Watching the Olympics could make even the most dedicated sofa surfer stand up and start moving. Even if it’s only to give your favorite athlete or Olympic team a standing ovation.
I got off my duff this afternoon to ride my bike for about 45 minutes as I do most every day. But the international athletic theater that is the Olympiad sets a great personal health example for all of us.
The sculpted physiques and exceptional endurance and flexibility demonstrate what the human body can achieve through relentless effort. General Electric has a riveting Olympic ad campaign called “GE Works” that graphically depicts how these gold-medal anatomies actually perform and function.
As for me, my body would be classified fat and fit.
I’ve been exercising daily for over 15 years. Working from home has afforded me the luxury of speed walking and bicycling at lunch most days. In the winter, I add some bike or elliptical time at the gym most evenings. All that to hold the line on the battle of the bulge. I’ll never win the war, but the more I exercise the more battles I win.

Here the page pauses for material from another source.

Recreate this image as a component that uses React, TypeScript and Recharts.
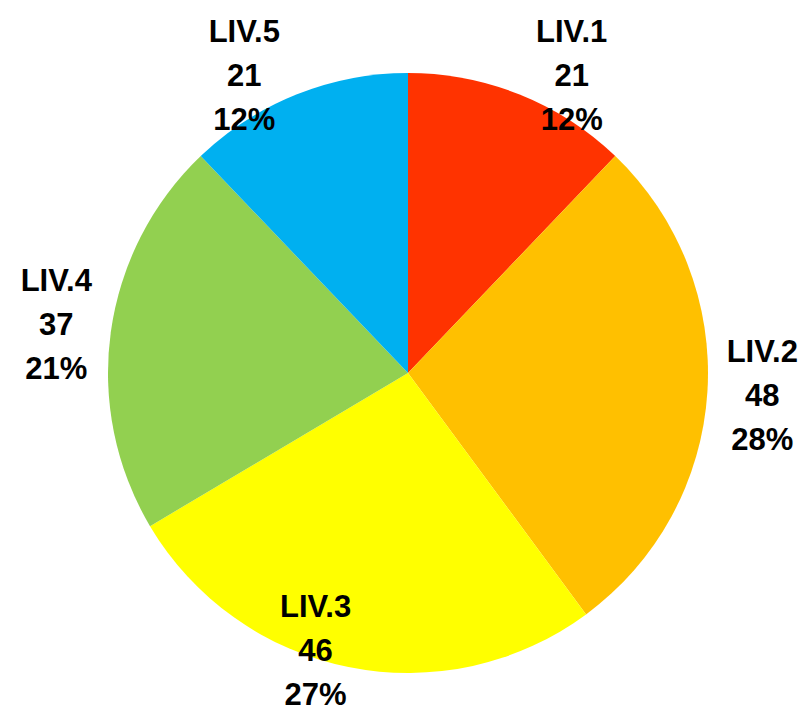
import { PieChart, Pie, Cell } from 'recharts';

// Values
const categories = ['LIV.1', 'LIV.2', 'LIV.3', 'LIV.4', 'LIV.5'];
const counts = [21, 48, 46, 37, 21];
const sliceColors = ['#FF3300', '#FFC000', '#FFFF00', '#92D050', '#00B0F0'];

const data = categories.map((name, i) => ({ name, value: counts[i] }));

const RADIAN = Math.PI / 180;
const LINE_GAP = 44;

// Excel-like "best fit": place along the mid angle, keep inside the chart box
const renderLabel = (props: any) => {
    const { cx, cy, midAngle, percent, name, value } = props;
    const dist = 355;
    const cos = Math.cos(-midAngle * RADIAN);
    const sin = Math.sin(-midAngle * RADIAN);
    let x = cx + dist * cos;
    let y = cy + dist * sin;
    const top = 75;
    const bottom = 650;
    if (y < top) {
        y = top;
        const r = 340;
        x = cx + Math.sign(cos) * Math.sqrt(Math.max(0, r * r - (cy - y) * (cy - y)));
    } else if (y > bottom) {
        y = bottom;
        const r = 292;
        x = cx + Math.sign(cos) * Math.sqrt(Math.max(0, r * r - (y - cy) * (y - cy)));
    }
    const lines = [name, String(value), `${Math.round(percent * 100)}%`];
    return (
        <text
            x={x}
            y={y}
            textAnchor="middle"
            style={{ fontFamily: '"Liberation Sans", Arial, sans-serif', fontWeight: 700, fontSize: '31px' }}
            fill="#000000"
        >
            {lines.map((t, i) => (
                <tspan key={i} x={x} y={y + (i - 1) * LINE_GAP} dominantBaseline="central">
                    {t}
                </tspan>
            ))}
        </text>
    );
};

export default function App() {
    return (
        <div style={{ position: 'fixed', top: 0, left: 0, width: 812, height: 711, background: '#FFFFFF' }}>
            <PieChart width={812} height={711} margin={{ top: 0, right: 0, bottom: 0, left: 0 }}>
                <Pie
                    data={data}
                    dataKey="value"
                    nameKey="name"
                    cx={408}
                    cy={373}
                    outerRadius={300}
                    startAngle={90}
                    endAngle={-270}
                    stroke="none"
                    labelLine={false}
                    label={renderLabel}
                    isAnimationActive={false}
                >
                    {data.map((entry, index) => (
                        <Cell key={`cell-${index}`} fill={sliceColors[index]} />
                    ))}
                </Pie>
            </PieChart>
        </div>
    );
}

Living and working in American communities that encourage driving doesn’t help. My neighbors, Hassan and Souha Jaber, of Dearborn, Michigan just returned from a vacation where they got a little more exercise than expected. They spent an enchanting week in Amalfi, Italy. The historic fishing town featured unforgettable vistas off the incredibly blue Mediterranean Sea and lots of climbing and walking. The Jabers rented a villa that was more affordable than the local hotel. It came with a 265-foot stone stairway.
“I was wheezing the first time I climbed the stairs up to the villa,” Hassan said. “I saw 85-year-old locals climbing the same stairs with no trouble and smiling at us as we struggled up the steps.”
Hassan came home looking slim, tanned and refreshed. He said the food in Italy was simple, delicious and natural. Herbs grew everywhere. Much is made of the Mediterranean diet and heart health. Perhaps we’re not talking enough about the role of exercise in the equation.
This week, August 1st, marks my 25th anniversary as a self-employed entrepreneur. I’ve paid my own health insurance for all those years, with the highest premiums reaching $2,000 per month, plus deductibles and copays. I’ve always understood that I’m responsible for my well being in every way. Last year, I sailed through a routine heart stress test. I scorched the treadmill without working up a sweat.
Although I know I won’t get even a bronze medal for my efforts, I’m earning the ultimate reward. No matter how long I live, every day I exercise is a little better than it would be otherwise. And I won’t feel quite so guilty while I’m savoring my wife’s homemade chocolate ice cream and watching the gymnastics competition in London on TV.
Enjoy the Olympics, and to honor the athletes, give the couch a 30-minute break each day.